Daher wird die Buber-Rosenzweig-Medaille in diesem Jahr an Christian Stückl verliehen, der sich als Regisseur der Oberammergauer Passionsspiele intensiv mit dem Vorwurf des christlichen Antijudaismus auseinandersetzt. Stücke wie „Nathan der Weise“, „Der Kaufmann von Venedig“ oder „Der Stellvertreter“, in denen es um Kirche, Judentum, Rassismus und das Verhältnis der Religionen zueinander geht, sind für den Intendanten des Münchner Volkstheaters fester Bestandteil seines Spielplanes. „Wir freuen uns, dass der Deutsche Koordinierungsrat, Dachverband für mehr als 80 Gesellschaften in Deutschland, wieder einmal Stuttgart für dieses Ereignis ausgewählt hat“, sagt Bürgermeisterin Isabel Fezer, evangelische Vorsitzende und Sprecherin der GCJZ. Denn es ist gleichzeitig Anlass und Auftakt für ein reiches Kulturprogramm über das ganze Jahr hinweg mit mehr als hundert Veranstaltungen zu Themen des Judentums, jüdischer Kultur mit allen Facetten und jüdischer Geschichte und Gegenwart. „Das Jahresmotto hat uns inspiriert“, sagt Fezer. Denn nach wie vor sei es eine der wichtigsten Aufgaben der GCJZ, das Gedenken und die Erinnerung an die Judenverfolgung und den Holocaust wach zu halten und aktuellen antisemitischen und rassistischen Tendenzen Einhalt zu gebieten.

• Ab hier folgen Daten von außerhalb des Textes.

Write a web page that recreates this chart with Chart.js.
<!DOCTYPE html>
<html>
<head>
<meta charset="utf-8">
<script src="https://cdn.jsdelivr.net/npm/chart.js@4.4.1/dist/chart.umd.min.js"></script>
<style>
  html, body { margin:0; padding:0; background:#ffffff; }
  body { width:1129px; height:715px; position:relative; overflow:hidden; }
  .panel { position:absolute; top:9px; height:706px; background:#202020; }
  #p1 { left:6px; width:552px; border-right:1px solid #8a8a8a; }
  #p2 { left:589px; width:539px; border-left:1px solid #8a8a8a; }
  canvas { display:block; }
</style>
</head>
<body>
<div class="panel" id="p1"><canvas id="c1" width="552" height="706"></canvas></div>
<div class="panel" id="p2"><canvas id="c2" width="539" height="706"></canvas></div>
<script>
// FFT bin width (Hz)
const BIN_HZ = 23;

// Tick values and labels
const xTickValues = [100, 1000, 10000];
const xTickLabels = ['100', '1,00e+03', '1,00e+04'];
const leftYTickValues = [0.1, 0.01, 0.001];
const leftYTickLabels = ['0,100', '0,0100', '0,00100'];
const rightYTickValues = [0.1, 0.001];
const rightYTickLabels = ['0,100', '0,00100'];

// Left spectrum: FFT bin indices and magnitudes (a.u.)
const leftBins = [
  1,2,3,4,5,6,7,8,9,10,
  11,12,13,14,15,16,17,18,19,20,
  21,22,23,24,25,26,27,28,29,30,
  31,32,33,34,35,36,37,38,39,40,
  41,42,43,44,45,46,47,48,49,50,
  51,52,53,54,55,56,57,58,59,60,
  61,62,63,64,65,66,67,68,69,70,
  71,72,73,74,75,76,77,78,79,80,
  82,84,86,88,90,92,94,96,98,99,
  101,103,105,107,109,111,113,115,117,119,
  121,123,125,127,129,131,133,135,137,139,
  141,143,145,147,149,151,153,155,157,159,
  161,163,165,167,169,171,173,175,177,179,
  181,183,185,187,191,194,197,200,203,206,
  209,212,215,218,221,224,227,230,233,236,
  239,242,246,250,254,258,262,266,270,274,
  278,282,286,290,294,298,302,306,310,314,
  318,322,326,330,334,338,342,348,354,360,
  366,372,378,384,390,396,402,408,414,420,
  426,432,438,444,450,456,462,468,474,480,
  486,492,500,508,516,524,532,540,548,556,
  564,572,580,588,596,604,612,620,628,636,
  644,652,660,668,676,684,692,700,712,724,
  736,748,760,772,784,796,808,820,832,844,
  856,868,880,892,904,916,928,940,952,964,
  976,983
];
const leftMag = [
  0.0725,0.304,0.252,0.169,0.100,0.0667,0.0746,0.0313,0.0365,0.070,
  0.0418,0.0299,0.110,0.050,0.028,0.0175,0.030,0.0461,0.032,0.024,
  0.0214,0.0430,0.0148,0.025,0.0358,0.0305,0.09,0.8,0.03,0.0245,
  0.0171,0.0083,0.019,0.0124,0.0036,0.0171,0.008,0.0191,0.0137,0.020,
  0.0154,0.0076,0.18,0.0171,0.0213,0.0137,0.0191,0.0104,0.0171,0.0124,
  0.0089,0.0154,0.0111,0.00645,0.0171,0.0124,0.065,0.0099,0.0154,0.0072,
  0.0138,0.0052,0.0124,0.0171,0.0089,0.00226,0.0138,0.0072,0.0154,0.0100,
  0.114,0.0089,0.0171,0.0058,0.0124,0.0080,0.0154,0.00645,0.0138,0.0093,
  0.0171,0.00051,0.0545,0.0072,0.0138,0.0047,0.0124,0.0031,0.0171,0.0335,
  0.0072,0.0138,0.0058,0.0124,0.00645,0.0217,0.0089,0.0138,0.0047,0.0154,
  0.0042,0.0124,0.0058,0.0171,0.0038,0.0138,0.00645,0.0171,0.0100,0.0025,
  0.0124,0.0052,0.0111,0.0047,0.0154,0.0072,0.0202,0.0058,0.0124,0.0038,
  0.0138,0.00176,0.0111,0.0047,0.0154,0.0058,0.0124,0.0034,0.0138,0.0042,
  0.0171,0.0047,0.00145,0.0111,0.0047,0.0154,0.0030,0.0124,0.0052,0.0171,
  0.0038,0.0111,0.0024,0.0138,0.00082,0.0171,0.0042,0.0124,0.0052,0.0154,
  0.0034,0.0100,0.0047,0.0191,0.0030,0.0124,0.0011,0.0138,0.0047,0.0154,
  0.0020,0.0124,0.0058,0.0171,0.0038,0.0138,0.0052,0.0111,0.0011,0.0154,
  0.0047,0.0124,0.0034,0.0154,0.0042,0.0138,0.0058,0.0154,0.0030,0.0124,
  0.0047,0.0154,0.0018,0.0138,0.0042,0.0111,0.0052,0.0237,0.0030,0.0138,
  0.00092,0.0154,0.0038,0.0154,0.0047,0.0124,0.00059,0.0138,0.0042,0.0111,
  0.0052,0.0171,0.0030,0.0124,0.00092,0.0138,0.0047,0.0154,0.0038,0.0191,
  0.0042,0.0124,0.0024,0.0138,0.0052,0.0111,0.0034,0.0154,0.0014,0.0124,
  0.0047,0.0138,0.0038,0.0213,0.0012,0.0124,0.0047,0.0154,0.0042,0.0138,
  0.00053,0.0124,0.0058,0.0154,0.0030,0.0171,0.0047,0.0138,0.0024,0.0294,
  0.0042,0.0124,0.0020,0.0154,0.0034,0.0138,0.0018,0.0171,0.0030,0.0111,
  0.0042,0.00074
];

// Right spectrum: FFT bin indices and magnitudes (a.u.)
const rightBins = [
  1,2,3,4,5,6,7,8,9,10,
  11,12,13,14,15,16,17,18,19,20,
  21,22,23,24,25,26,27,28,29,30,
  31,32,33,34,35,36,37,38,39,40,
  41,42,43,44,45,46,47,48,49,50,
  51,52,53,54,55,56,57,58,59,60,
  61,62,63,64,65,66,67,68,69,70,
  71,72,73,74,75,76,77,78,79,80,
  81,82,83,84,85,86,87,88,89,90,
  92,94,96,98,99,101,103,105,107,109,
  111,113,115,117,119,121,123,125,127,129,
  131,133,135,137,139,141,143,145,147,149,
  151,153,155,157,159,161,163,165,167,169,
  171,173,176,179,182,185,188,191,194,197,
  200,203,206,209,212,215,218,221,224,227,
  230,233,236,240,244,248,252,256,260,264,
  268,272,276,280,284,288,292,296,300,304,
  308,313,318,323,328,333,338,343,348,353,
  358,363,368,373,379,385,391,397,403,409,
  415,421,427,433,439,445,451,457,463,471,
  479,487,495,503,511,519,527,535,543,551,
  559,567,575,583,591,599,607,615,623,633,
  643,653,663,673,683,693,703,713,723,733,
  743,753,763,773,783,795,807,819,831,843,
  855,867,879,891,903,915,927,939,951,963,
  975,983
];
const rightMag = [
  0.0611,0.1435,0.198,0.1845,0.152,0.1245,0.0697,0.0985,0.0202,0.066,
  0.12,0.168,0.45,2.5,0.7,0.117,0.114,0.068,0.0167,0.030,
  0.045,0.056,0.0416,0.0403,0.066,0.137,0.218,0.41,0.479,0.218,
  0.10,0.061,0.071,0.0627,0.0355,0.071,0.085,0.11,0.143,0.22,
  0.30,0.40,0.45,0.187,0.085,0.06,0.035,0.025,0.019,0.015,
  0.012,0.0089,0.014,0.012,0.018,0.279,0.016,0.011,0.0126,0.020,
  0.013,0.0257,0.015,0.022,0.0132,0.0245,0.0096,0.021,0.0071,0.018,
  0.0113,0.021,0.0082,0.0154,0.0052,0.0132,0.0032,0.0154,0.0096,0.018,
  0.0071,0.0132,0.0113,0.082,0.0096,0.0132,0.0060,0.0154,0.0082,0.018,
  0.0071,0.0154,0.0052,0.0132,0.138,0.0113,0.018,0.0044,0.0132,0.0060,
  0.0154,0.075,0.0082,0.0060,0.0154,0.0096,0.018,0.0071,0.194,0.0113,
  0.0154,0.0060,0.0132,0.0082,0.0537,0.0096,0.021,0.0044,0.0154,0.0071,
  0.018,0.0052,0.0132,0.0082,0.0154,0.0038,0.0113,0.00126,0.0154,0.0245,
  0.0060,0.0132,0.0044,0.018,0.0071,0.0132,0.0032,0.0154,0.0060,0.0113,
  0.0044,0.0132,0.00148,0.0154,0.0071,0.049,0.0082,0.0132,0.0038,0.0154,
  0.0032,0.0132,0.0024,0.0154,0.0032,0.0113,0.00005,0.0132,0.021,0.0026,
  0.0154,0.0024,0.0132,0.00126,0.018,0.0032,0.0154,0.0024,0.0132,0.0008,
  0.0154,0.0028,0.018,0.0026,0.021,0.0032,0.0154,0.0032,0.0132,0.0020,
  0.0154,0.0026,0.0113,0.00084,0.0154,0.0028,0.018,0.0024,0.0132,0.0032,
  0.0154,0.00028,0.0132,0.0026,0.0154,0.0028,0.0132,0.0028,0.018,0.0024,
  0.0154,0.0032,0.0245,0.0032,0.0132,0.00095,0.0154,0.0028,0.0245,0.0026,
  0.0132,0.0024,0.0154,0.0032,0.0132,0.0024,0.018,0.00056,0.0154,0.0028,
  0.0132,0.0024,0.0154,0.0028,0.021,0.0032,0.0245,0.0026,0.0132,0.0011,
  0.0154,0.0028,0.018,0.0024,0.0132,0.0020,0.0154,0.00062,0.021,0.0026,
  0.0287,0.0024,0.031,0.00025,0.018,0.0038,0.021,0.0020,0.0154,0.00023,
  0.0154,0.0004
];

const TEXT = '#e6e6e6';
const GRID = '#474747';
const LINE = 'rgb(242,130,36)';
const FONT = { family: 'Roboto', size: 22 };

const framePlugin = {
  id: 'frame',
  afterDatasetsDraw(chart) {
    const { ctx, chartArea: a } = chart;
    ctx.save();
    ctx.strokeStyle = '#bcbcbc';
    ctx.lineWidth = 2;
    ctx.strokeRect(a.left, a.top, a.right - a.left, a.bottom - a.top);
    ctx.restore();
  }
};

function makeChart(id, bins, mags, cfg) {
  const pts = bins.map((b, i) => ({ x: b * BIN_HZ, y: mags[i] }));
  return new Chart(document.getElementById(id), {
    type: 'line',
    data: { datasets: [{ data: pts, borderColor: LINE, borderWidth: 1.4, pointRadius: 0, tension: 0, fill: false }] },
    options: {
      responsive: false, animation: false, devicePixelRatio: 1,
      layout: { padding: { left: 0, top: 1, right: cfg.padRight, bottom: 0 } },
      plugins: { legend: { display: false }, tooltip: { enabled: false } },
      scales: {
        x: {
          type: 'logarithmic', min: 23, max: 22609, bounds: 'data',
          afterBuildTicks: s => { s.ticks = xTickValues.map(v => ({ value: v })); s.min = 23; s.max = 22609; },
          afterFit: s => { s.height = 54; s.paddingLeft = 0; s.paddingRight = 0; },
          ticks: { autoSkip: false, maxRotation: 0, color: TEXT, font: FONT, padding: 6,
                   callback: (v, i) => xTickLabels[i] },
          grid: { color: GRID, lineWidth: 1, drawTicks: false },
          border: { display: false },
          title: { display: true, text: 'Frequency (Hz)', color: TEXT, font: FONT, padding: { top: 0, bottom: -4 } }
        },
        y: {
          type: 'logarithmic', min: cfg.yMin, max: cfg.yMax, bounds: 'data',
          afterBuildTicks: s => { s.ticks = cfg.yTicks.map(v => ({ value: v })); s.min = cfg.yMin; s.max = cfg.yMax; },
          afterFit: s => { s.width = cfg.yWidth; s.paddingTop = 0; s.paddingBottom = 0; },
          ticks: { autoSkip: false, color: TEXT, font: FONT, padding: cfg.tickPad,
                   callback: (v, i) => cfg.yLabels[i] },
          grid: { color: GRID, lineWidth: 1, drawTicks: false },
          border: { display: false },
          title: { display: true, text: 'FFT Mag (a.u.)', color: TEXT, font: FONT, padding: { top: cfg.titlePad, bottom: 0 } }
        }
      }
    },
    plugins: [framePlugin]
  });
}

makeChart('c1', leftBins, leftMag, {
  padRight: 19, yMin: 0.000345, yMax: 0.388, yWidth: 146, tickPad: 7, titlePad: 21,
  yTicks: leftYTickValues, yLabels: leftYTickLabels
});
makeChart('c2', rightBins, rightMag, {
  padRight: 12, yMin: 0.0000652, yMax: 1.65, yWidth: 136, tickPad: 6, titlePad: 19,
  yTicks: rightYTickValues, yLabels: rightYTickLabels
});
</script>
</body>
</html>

Eine Urkunde aus dem Jahr 321 gilt als ältester Hinweis auf eine jüdische Gemeinde in Köln

Im Zeichen von Corona sei die Programmgestaltung freilich ein Abenteuer mit Ungewissheiten, warnt Fezer. Umso dankbarer sei sie, dass sich so viele Vertreter kultureller Institutionen darauf eingelassen haben. Die Erfahrung, wie viele Kulturschaffende sich dem christlich-jüdischen Dialog widmen und für jüdische Themen aufgeschlossen seien, mache sie „stolz auf unsere Stadt“.

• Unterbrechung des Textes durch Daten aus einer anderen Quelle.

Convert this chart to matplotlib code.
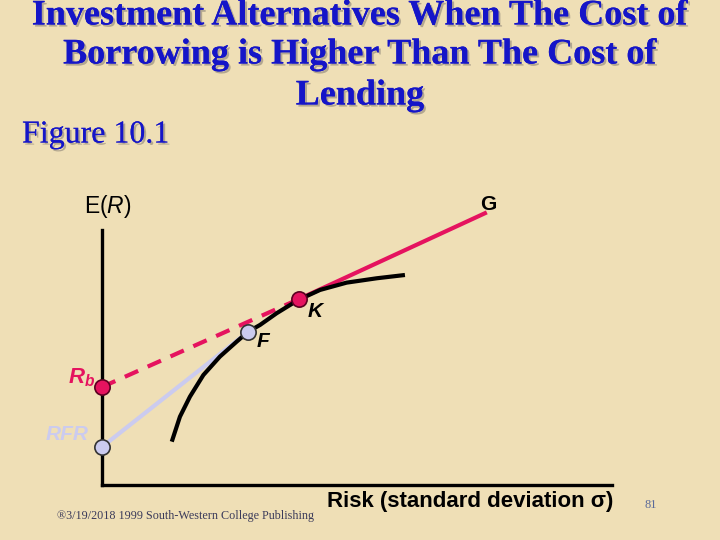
import matplotlib
matplotlib.use("Agg")
import matplotlib.pyplot as plt
import matplotlib.patheffects as pe

plt.rcParams["mathtext.fontset"] = "custom"
plt.rcParams["mathtext.rm"] = "Liberation Sans"
plt.rcParams["mathtext.it"] = "Liberation Sans:italic"
plt.rcParams["mathtext.bf"] = "Liberation Sans:bold"
plt.rcParams["mathtext.bfit"] = "Liberation Sans:italic:bold"

# ---- data (sigma, E(R)) ----
frontier_sigma = [3.42, 3.82, 4.31, 4.97, 5.78, 6.60, 7.17, 7.75, 8.56, 9.62, 10.69, 11.99, 13.47, 14.85]
frontier_er    = [2.38, 3.75, 4.85, 6.04, 7.05, 7.87, 8.42, 8.79, 9.43, 10.16, 10.71, 11.11, 11.35, 11.53]
rfr = (0.0, 2.09)
rb = (0.0, 5.38)
point_f = (7.17, 8.42)
point_k = (9.66, 10.21)
point_g = (18.77, 14.92)

title_lines = ["Investment Alternatives When The Cost of",
               "Borrowing is Higher Than The Cost of",
               "Lending"]

BG = "#EFDFB6"
CRIMSON = "#E5135F"
LAVENDER = "#CBCBEF"
BLUE = "#1515C8"

fig = plt.figure(figsize=(7.2, 5.4), dpi=100, facecolor=BG)

shadow = [pe.withSimplePatchShadow(offset=(1.5, -1.5), shadow_rgbFace="#9a9080", alpha=0.7), pe.Normal()]
title_y = [16, 55, 96]
for line, yp in zip(title_lines, title_y):
    fig.text(0.5, 1 - yp / 540, line, ha="center", va="center", fontsize=26,
             fontweight="bold", family="Liberation Serif", color=BLUE, path_effects=shadow)
fig.text(22 / 720, 1 - 135 / 540, "Figure 10.1", ha="left", va="center", fontsize=23,
         family="Liberation Serif", color=BLUE, path_effects=shadow)

ax = fig.add_axes([102 / 720, 55 / 540, 510 / 720, 255 / 540])
ax.set_facecolor("none")
ax.set_xlim(0, 25)
ax.set_ylim(0, 14)
for s in ["top", "right"]:
    ax.spines[s].set_visible(False)
for s in ["left", "bottom"]:
    ax.spines[s].set_linewidth(2.4)
    ax.spines[s].set_color("black")
    ax.spines[s].set_capstyle("projecting")
ax.set_xticks([])
ax.set_yticks([])

# efficient frontier
ax.plot(frontier_sigma, frontier_er, color="black", lw=3, solid_capstyle="butt",
        solid_joinstyle="round", zorder=3)
# lending line RFR -> F
ax.plot([rfr[0], point_f[0]], [rfr[1], point_f[1]], color=LAVENDER, lw=3, zorder=2)
# borrowing line Rb -> K (dashed), K -> G (solid)
ax.plot([rb[0], point_k[0]], [rb[1], point_k[1]], color=CRIMSON, lw=3,
        dashes=(3.5, 2.5), zorder=2, clip_on=False)
ax.plot([point_k[0], point_g[0]], [point_k[1], point_g[1]], color=CRIMSON, lw=3,
        zorder=2, clip_on=False)

ms = 11
ax.plot(*rfr, "o", ms=ms, mfc=LAVENDER, mec="#333333", mew=1.2, zorder=5, clip_on=False)
ax.plot(*point_f, "o", ms=ms, mfc=LAVENDER, mec="#333333", mew=1.2, zorder=5, clip_on=False)
ax.plot(*rb, "o", ms=ms, mfc=CRIMSON, mec="#5a0020", mew=1.2, zorder=5, clip_on=False)
ax.plot(*point_k, "o", ms=ms, mfc=CRIMSON, mec="#5a0020", mew=1.2, zorder=5, clip_on=False)

lab = dict(family="Liberation Sans", fontsize=15, clip_on=False)
ax.text(0.29, 15.27, r"E($\mathit{R}$)", ha="center", va="center", color="black",
        family="Liberation Sans", fontsize=16.5, clip_on=False)
ax.text(18.95, 15.38, "G", ha="center", va="center", color="black", fontweight="bold", **lab)
ax.text(10.44, 9.52, "K", ha="center", va="center", color="black", fontweight="bold", style="italic", **lab)
ax.text(7.89, 7.87, "F", ha="center", va="center", color="black", fontweight="bold", style="italic", **lab)
ax.text(-0.34, 5.88, r"$\mathbfit{R}_{\mathbfit{b}}$", ha="right", va="center", color=CRIMSON,
        family="Liberation Sans", fontsize=16, clip_on=False)
ax.text(-0.64, 2.8, "RFR", ha="right", va="center", color=LAVENDER, fontweight="bold", style="italic", **lab)
ax.text(18.04, -0.92, "Risk (standard deviation σ)", ha="center", va="center", color="black",
        fontweight="bold", family="Liberation Sans", fontsize=16, clip_on=False)

fig.text(57 / 720, 1 - 516 / 540, "®3/19/2018 1999 South-Western College Publishing",
         ha="left", va="center", fontsize=8.7, family="Liberation Serif", color="#3a3a5a")
fig.text(651 / 720, 1 - 505 / 540, "81", ha="center", va="center", fontsize=9,
         family="Liberation Serif", color="#5a6a9a")

fig.savefig("out.png", dpi=100, facecolor=BG)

Eine Urkunde Kaiser Konstantins aus dem Jahr 321 gilt als der älteste Hinweis auf eine jüdische Gemeinde in Köln. Dieses Jubiläum 1700 Jahre jüdisches Leben in Deutschland führt zu Vorträgen, Diskussionen und Exkursionen mit höchst aktuellen Themen wie antisemitische Verschwörungstheorien oder Bedrohungen. Einen ebenso breiten Raum nehmen Literatur, die Musik mit großartigen Konzerten, Bildende Kunst, Film und auch Theater ein: Zum Beispiel mit dem Stück „Judas“ von Lot Vekemans, das in verschiedenen Kirchen in der Region und am 31. März auch in der Markuskirche in Stuttgart aufgeführt wird. Oder das erinnerungspolitische Kunst- und Kulturprojekt des Theaters Lokstoff mit dem Fotografen Luigi Toscano: „Gegen das Vergessen“ mahnen im Juni Fotos von Shoah-Überlebenden vor dem Hospitalhof. Mit besonderer Spannung darf der zweite Stuttgarter Auftritt von Christian Stückl erwartet werden: Der Preisträger der Buber-Rosenzweig-Medaille kommt am 4. November noch einmal und spricht mit Stadtdekan Søren Schwesig (Hospitalhof, 19 Uhr) über seine Theaterarbeit und seine Haltung: Wie umgehen mit dem christlichen Antijudaismus in Kunst und Musik?

Der Preisträger der Buber-Rosenzweig-Medaille kommt noch einmal nach Stuttgart

Das Programm liegt im derzeit geöffneten Hospitalhof aus und ist unter gcjz-stuttgart.de veröffentlicht.

Corona zwingt zu einer Eröffnung der Woche der Brüderlichkeit im kleinen Kreis, aber in Anwesenheit von Ministerpräsident Winfried Kretschmann, Stuttgarts OB Frank Nopper und den Vorständen der Israelitischen Religionsgemeinschaft Württemberg (IRGW) und der GCJZ. Die Veranstaltung wird jedoch im SWR am Sonntag, 7. März, ab 11.35 Uhr übertragen. Die ARD berichtet ab 23.35 Uhr darüber.